The NWRO’s most famous Mother’s Day action was a march on Washington on May 12, 1968, led by Coretta Scott King (who was also active in WSP) just after the assassination of Martin Luther King Jr. Organized with the Southern Christian Leadership Conference, the march had been intended to launch King’s Poor People’s Campaign (conceived just before his murder) to demand more government support for the poor, but the NWRO also used the occasion to draw attention to its effort to repeal the 1967 Social Security Amendments, which added work incentives to the program. In addition to a march through Washington, DC, the NWRO also held smaller actions around the country. Members of WSP joined them.

National Welfare Rights Organization activists marching in Washington, DC, May 1968. (Jack Rottier Collection / George Mason University Libraries)

So Mother’s Day has radical, materialist roots and history. Still, as socialist feminist scholar Kristen Ghodsee observes, socialists have often rejected Mother’s Day, preferring to celebrate and protest on International Women’s Day, March 8, which celebrates women as workers, a broader category that can include the labor of caring for their own children at home. (Indeed, in Albania and some other formerly communist Eastern European countries, Mother’s Day is celebrated only as part of International Women’s Day.) In favoring March 8 over a mother-exclusive day, Ghodsee explains, “Socialists embraced the radical idea that a woman is more than a mother, though she may be that, too.”

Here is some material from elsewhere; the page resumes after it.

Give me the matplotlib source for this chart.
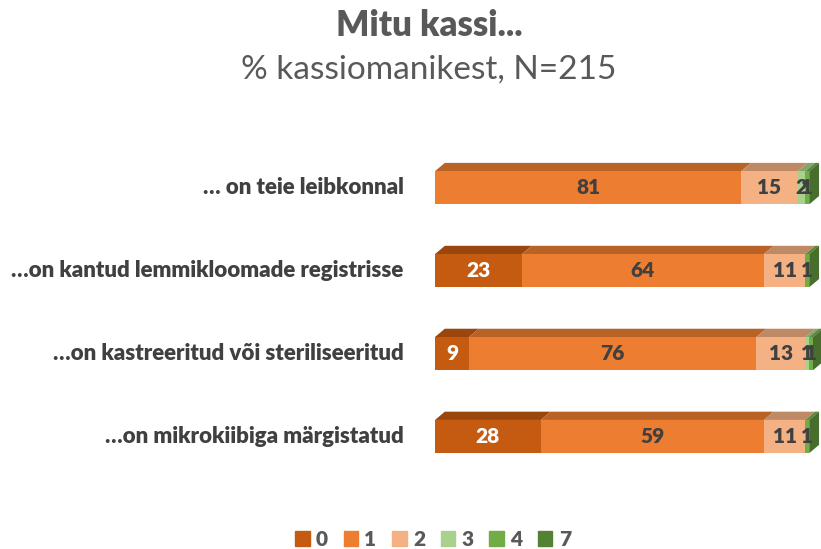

This is a fair point. The WSP and NWRO shrewdly used Mother’s Day — and, as historian Georgina Denton has noted, the moral authority of motherhood — to bring radical ideas into the mainstream. They sometimes used essentialist language that radicals would likely reject today, for some of the reasons Ghodsee suggests. At the 1968 march, Coretta Scott King, emphasizing “mother power,” discussed the political responsibilities of mothers:

Since women have been entrusted with the sacred task of giving birth and rearing children, transmitting the values and cultural heritage of the nation, we have a special commission at this time to nurture, protect, and save these lives from destruction.

King, of course, was using traditionalist rhetoric in the service of radical and liberationist politics. But in some countries, the politics of Mother’s Day have been openly conservative and natalist.

Code Pink activists in front of the White House. (Code Pink)

For example, in France, Mother’s Day began in the context of elite alarm over low birth rates, as a way of honoring mothers of large families. (The French government still gives out medals to such reproductive overachievers.) In Germany, too, Mother’s Day originates in natalist and nationalist politics. Intended to boost birth rates and promote the production of more Aryans, it became an official holiday under the Nazis.

That lends some serious ammunition to the Mother’s Day haters.

Still, in the United States, Mother’s Day comes out of a rich history of protest — one that is worth reviving.

In our own time, Code Pink, a feminist antiwar group drawing on Julia Ward Howe’s legacy, sometimes holds Mother’s Day protests of US foreign policy. This aspect of the Mother’s Day tradition will be relevant for as long as our government continues to wage endless imperialist wars. The NWRO’s demand for more government support for mothers feels equally relevant.

So consider that legacy as you celebrate Mother’s Day today. Also, call your mom.